Listed entries:
○ ○ ○

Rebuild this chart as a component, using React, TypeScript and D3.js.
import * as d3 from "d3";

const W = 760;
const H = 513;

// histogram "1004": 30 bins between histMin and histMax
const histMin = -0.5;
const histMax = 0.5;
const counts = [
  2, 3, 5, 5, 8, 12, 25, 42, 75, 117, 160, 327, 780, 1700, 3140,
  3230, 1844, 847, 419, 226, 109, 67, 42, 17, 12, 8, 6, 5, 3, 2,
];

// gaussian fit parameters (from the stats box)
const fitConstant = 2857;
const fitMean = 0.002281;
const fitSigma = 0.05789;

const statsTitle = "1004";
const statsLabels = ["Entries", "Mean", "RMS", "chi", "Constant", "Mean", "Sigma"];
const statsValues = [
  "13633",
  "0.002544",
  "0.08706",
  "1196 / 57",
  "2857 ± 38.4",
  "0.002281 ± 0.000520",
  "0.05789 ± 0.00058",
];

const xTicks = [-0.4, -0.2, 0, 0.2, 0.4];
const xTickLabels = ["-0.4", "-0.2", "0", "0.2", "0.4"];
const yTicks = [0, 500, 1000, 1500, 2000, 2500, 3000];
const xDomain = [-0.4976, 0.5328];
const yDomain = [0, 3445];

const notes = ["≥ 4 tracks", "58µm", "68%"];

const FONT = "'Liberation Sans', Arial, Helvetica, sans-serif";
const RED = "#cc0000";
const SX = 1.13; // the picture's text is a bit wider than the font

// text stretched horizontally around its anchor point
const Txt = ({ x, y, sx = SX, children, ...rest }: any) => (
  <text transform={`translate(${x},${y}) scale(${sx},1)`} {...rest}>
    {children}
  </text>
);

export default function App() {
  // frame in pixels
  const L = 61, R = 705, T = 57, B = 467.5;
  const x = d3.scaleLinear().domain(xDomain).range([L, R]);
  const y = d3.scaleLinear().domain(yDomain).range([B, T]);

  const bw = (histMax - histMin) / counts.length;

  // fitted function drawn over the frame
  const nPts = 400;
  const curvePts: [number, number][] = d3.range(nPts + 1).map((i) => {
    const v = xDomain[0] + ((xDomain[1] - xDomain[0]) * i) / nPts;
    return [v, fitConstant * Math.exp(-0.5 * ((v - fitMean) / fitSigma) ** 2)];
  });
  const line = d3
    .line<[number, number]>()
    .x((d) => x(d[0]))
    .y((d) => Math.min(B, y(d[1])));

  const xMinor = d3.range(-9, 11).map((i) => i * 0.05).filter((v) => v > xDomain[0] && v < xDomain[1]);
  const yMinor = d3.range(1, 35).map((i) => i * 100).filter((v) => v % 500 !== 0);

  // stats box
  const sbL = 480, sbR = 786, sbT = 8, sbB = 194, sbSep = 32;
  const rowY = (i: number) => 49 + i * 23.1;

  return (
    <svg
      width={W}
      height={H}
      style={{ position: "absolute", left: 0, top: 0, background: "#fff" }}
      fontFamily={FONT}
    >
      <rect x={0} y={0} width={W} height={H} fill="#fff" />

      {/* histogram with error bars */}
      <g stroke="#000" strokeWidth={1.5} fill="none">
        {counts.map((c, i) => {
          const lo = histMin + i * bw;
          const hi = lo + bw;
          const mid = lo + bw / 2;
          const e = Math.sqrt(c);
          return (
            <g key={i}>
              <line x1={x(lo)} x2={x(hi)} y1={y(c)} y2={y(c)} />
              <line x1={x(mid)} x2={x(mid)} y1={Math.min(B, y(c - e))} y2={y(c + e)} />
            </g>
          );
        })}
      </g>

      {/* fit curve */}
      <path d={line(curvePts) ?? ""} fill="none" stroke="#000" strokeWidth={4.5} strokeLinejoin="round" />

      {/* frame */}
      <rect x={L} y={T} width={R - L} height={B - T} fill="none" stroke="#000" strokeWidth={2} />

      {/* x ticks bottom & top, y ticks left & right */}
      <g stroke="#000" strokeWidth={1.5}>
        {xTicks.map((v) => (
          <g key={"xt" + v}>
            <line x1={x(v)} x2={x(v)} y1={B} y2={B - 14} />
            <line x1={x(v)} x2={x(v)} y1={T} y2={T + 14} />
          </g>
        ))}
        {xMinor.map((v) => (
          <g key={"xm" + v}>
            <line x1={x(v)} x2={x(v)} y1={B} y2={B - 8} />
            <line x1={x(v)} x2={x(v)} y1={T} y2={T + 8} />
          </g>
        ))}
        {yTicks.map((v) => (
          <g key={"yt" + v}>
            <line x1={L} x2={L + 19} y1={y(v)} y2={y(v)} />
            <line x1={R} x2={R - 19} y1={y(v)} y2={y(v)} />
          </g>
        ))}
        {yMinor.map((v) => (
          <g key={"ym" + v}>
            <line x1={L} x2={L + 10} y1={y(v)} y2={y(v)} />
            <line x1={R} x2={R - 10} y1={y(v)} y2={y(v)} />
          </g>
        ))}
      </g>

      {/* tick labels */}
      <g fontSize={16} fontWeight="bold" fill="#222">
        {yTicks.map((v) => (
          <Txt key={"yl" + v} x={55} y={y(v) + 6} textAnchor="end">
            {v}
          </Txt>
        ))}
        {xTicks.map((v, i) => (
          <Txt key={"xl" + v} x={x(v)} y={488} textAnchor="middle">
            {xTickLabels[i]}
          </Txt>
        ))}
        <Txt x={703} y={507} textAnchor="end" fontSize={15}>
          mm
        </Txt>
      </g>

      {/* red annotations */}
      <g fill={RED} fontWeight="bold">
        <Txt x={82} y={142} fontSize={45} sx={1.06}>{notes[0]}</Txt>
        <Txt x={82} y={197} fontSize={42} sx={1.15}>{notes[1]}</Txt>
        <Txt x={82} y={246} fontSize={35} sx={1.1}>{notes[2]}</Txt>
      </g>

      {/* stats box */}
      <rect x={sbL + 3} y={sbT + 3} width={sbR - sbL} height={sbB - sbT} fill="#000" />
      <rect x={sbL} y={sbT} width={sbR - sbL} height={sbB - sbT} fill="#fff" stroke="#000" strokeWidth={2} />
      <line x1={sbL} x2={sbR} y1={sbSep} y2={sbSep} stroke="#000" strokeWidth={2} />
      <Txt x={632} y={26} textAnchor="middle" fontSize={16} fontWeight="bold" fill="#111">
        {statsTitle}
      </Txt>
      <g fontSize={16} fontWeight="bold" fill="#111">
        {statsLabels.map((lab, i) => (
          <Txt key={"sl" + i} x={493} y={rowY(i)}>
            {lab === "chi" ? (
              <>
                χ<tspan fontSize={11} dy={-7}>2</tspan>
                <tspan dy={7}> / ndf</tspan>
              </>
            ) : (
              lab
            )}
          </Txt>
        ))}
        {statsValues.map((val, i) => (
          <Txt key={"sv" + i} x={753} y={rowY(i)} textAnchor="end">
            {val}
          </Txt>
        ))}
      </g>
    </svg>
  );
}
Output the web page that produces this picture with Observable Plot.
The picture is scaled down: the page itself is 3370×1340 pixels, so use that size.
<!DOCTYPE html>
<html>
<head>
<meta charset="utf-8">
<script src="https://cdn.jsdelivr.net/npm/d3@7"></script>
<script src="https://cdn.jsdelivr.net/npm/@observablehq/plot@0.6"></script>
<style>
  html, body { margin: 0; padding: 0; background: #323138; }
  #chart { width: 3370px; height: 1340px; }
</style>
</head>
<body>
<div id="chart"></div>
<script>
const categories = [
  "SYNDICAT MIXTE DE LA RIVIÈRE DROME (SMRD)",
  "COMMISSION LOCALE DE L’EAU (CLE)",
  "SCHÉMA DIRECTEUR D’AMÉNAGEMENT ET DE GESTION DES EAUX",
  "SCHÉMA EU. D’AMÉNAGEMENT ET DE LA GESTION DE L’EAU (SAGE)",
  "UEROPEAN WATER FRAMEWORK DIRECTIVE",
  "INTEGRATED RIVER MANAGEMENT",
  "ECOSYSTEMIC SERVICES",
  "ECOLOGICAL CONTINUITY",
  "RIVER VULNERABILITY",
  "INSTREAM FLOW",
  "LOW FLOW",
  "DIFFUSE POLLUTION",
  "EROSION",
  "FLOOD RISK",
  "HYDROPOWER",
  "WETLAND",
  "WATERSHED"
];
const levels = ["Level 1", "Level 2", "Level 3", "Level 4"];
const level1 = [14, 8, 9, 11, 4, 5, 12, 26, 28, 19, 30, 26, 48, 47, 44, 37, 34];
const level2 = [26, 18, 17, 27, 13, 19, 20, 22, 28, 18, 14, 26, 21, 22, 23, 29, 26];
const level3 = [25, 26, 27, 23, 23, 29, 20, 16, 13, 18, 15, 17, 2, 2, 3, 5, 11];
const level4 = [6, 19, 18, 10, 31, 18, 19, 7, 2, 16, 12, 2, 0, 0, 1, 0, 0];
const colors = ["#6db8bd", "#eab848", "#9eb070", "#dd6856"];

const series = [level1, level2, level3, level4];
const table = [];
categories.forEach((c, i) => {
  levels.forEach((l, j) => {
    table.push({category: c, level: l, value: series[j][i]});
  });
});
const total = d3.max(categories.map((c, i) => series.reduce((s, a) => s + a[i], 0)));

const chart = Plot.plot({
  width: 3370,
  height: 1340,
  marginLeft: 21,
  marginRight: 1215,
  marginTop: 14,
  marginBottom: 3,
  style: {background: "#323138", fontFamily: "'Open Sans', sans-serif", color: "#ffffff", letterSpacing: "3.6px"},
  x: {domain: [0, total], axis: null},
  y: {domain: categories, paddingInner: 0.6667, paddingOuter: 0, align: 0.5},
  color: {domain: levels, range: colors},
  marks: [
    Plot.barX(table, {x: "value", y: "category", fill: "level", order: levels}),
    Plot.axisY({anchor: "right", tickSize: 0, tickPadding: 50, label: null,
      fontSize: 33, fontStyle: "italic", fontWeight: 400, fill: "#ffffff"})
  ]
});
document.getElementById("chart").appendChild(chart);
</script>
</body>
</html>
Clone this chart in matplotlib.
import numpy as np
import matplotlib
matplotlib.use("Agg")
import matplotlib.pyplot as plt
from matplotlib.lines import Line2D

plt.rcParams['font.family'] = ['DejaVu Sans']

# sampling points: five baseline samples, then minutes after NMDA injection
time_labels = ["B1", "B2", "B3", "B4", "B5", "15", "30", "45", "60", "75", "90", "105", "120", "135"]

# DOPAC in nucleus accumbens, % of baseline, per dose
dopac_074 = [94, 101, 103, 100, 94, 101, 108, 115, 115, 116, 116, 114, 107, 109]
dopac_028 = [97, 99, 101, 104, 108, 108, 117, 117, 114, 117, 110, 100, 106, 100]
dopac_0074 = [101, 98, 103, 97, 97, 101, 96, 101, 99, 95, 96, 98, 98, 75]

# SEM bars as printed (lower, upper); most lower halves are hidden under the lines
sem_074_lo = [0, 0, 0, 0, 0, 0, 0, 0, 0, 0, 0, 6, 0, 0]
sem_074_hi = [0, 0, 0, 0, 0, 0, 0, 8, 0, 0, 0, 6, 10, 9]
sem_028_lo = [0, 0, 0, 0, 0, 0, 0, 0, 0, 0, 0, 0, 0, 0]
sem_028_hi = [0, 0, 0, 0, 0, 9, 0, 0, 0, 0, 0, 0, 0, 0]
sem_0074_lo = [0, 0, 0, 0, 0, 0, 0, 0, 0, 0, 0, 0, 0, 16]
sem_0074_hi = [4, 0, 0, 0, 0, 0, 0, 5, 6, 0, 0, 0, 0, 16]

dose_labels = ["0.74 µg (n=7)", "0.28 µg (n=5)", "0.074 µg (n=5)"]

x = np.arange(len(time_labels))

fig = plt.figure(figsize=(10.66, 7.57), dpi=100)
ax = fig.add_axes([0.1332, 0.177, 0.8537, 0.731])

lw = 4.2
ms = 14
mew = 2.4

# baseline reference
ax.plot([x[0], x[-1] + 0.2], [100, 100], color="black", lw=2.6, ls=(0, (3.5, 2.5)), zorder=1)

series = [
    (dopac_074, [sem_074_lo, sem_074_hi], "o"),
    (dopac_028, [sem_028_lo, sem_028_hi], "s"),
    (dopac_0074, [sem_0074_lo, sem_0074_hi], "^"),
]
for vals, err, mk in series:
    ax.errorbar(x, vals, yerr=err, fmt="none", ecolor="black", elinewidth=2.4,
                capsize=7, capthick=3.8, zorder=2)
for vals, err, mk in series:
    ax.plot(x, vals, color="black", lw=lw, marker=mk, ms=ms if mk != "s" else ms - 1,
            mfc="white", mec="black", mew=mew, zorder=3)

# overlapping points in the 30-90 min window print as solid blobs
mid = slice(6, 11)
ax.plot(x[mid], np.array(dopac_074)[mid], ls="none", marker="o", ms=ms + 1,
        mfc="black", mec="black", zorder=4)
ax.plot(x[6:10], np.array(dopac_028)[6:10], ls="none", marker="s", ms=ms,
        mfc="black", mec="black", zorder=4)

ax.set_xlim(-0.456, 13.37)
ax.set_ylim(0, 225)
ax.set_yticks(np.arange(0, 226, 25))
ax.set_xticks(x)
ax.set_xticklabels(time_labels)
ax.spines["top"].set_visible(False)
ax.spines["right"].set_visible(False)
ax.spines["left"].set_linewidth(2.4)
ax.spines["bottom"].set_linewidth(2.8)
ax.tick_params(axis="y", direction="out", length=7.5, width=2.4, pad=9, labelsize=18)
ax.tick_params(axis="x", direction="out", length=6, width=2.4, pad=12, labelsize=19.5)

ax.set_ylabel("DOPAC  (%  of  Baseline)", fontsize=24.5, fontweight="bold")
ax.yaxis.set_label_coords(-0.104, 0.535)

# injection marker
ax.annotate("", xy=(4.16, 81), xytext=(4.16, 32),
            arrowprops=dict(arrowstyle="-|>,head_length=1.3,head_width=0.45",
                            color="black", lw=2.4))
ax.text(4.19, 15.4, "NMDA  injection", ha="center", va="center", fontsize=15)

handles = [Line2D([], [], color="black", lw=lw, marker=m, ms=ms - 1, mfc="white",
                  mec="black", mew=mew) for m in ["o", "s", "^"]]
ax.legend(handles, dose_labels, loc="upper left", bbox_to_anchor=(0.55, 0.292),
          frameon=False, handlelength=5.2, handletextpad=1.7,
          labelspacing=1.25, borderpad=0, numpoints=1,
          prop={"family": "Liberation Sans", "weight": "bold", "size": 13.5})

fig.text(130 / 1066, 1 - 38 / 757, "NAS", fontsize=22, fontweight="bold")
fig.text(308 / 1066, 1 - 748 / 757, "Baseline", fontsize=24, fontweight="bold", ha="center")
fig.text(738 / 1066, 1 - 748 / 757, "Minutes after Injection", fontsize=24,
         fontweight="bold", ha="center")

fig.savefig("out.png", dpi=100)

○ ○ ○

Up to and including the line with "const fitSigma = 0.05789;", print every line of the records from the start.

Rebuild this chart as a component, using React, TypeScript and D3.js.
import * as d3 from "d3";

const W = 760;
const H = 513;

// histogram "1004": 30 bins between histMin and histMax
const histMin = -0.5;
const histMax = 0.5;
const counts = [
  2, 3, 5, 5, 8, 12, 25, 42, 75, 117, 160, 327, 780, 1700, 3140,
  3230, 1844, 847, 419, 226, 109, 67, 42, 17, 12, 8, 6, 5, 3, 2,
];

// gaussian fit parameters (from the stats box)
const fitConstant = 2857;
const fitMean = 0.002281;
const fitSigma = 0.05789;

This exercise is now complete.